COLLECTED MATERIAL
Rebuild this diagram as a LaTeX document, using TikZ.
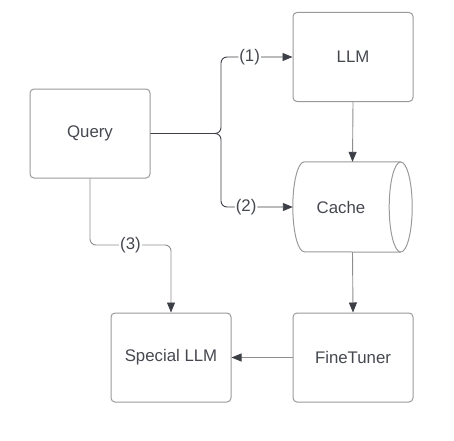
\documentclass[tikz,border=0pt]{standalone}
\usepackage{fontspec}
\setmainfont{Liberation Sans}
\usetikzlibrary{arrows.meta,calc}
\definecolor{boxgray}{HTML}{9A9A9A}
\definecolor{txtgray}{HTML}{45484F}
\definecolor{wiredark}{HTML}{3C3F45}
\definecolor{wiregray}{HTML}{8E8E8E}
\newcommand{\labfont}{\fontsize{16.8}{19}\selectfont}

\begin{document}
\begin{tikzpicture}[x=1pt,y=1pt,
    block/.style={draw=boxgray,line width=1pt,rounded corners=4pt,minimum width=120pt,minimum height=89pt,inner sep=0pt,text=txtgray,font=\labfont},
    store/.style={minimum width=119pt,minimum height=90pt,inner sep=0pt,text=txtgray,font=\labfont},
    rim/.style={draw=boxgray,line width=1pt},
    wire/.style={draw=wiregray,line width=0.9pt,-{Triangle[length=10pt,width=8pt,color=wiredark]}},
    lbl/.style={fill=white,inner sep=1pt,text=txtgray,font=\labfont}]
        \useasboundingbox (0,0) rectangle (454,440);

        % Blocks
        \node[block] (query) at (90, 306.5) {Query};
        \node[block] (llm) at (353, 383) {LLM};
        \node[store] (cache) at (352.5, 233) {Cache\kern23pt};
        \node[block] (special) at (171, 82.5) {Special LLM};
        \node[block] (tuner) at (353, 82.5) {FineTuner};

        % Cache outline
        \draw[rim] ($(cache.north east)+(-11.5,0)$) -- ($(cache.north west)+(11.5,0)$)
            arc[start angle=90,end angle=270,x radius=11.5,y radius=45] -- ($(cache.south east)+(-11.5,0)$);
        \draw[rim] ($(cache.east)+(-11.5,0)$) ellipse[x radius=11.5,y radius=45];

        % Bends
        \coordinate (split) at (221, 306.5);
        \coordinate (bend3) at (0, 195);

        % Arcs
        \draw[wire,draw=wiredark] (query.east) -- ($(split)+(-6,0)$) to[out=0,in=-90] ($(split)+(0,6)$)
            [rounded corners=6pt] |- node[lbl,pos=0.7] {(1)} (llm.west);
        \draw[wire,draw=wiredark] (query.east) -- ($(split)+(-6,0)$) to[out=0,in=90] ($(split)+(0,-6)$)
            [rounded corners=6pt] |- node[lbl,pos=0.675] {(2)} (cache.west);
        \draw[wire,rounded corners=6pt] (query.south) -- (query.south |- bend3)
            -- node[lbl] {(3)} (special.north |- bend3) -- (special.north);
        \draw[wire] (llm.south) -- (cache.north);
        \draw[wire] (cache.south) -- (tuner.north);
        \draw[wire] (tuner.west) -- (special.east);
\end{tikzpicture}
\end{document}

TASK DIRECTIONS
Quote the data exactly, leaving every image out of the copy.

EXERCISE ANSWER
Rebuild this diagram as a LaTeX document, using TikZ.
\documentclass[tikz,border=0pt]{standalone}
\usepackage{fontspec}
\setmainfont{Liberation Sans}
\usetikzlibrary{arrows.meta,calc}
\definecolor{boxgray}{HTML}{9A9A9A}
\definecolor{txtgray}{HTML}{45484F}
\definecolor{wiredark}{HTML}{3C3F45}
\definecolor{wiregray}{HTML}{8E8E8E}
\newcommand{\labfont}{\fontsize{16.8}{19}\selectfont}

\begin{document}
\begin{tikzpicture}[x=1pt,y=1pt,
    block/.style={draw=boxgray,line width=1pt,rounded corners=4pt,minimum width=120pt,minimum height=89pt,inner sep=0pt,text=txtgray,font=\labfont},
    store/.style={minimum width=119pt,minimum height=90pt,inner sep=0pt,text=txtgray,font=\labfont},
    rim/.style={draw=boxgray,line width=1pt},
    wire/.style={draw=wiregray,line width=0.9pt,-{Triangle[length=10pt,width=8pt,color=wiredark]}},
    lbl/.style={fill=white,inner sep=1pt,text=txtgray,font=\labfont}]
        \useasboundingbox (0,0) rectangle (454,440);

        % Blocks
        \node[block] (query) at (90, 306.5) {Query};
        \node[block] (llm) at (353, 383) {LLM};
        \node[store] (cache) at (352.5, 233) {Cache\kern23pt};
        \node[block] (special) at (171, 82.5) {Special LLM};
        \node[block] (tuner) at (353, 82.5) {FineTuner};

        % Cache outline
        \draw[rim] ($(cache.north east)+(-11.5,0)$) -- ($(cache.north west)+(11.5,0)$)
            arc[start angle=90,end angle=270,x radius=11.5,y radius=45] -- ($(cache.south east)+(-11.5,0)$);
        \draw[rim] ($(cache.east)+(-11.5,0)$) ellipse[x radius=11.5,y radius=45];

        % Bends
        \coordinate (split) at (221, 306.5);
        \coordinate (bend3) at (0, 195);

        % Arcs
        \draw[wire,draw=wiredark] (query.east) -- ($(split)+(-6,0)$) to[out=0,in=-90] ($(split)+(0,6)$)
            [rounded corners=6pt] |- node[lbl,pos=0.7] {(1)} (llm.west);
        \draw[wire,draw=wiredark] (query.east) -- ($(split)+(-6,0)$) to[out=0,in=90] ($(split)+(0,-6)$)
            [rounded corners=6pt] |- node[lbl,pos=0.675] {(2)} (cache.west);
        \draw[wire,rounded corners=6pt] (query.south) -- (query.south |- bend3)
            -- node[lbl] {(3)} (special.north |- bend3) -- (special.north);
        \draw[wire] (llm.south) -- (cache.north);
        \draw[wire] (cache.south) -- (tuner.north);
        \draw[wire] (tuner.west) -- (special.east);
\end{tikzpicture}
\end{document}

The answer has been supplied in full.